A French court ordered the release today of an Iranian who was serving a life sentence for the 1991 murder of Iran's last prime minister under the Shah, the convicted man's lawyer said.
The decision comes just two days after Iran freed a French teaching assitant accused of spying. Paris and Tehran have denied the two moves were connected.
Ali Vakili Rad was convicted in 1994 of killing Shapour Bakhtiar, who fled to France following Iran's 1979 Islamic revolution.
Vakili Rad was due for parole last year and the French interior minister has already signed an expulsion order, meaning he will shortly be put on a plane back to Tehran.

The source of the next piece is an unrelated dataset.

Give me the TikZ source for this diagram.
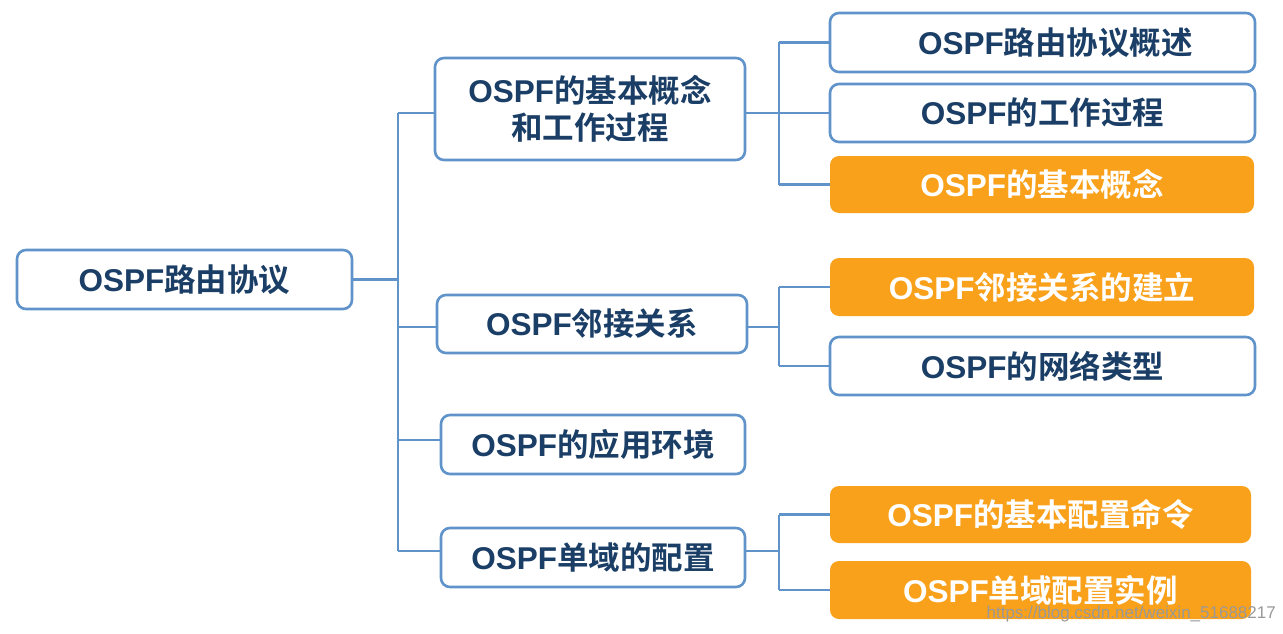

Iranian president Mahmoud Ahmadinejad said last September that France should consider a prisoner swap if it wanted to see teaching assistant Clotilde Reiss freed.
Two weeks ago France freed an Iranian engineer who Washington wanted to extradite on charges of illegally buying electronic equipment from US firms for military use.
Vakili Rad was one of three people who attacked Bakhtiar, whose secretary also died in the attack. The other two assailants managed to escape while Vakili Rad was arrested in neighbouring Switzerland and extradited.
It was widely suspected the killers were supporters of the Islamic Republic's founder, Ayatollah Ruhollah Khomeini.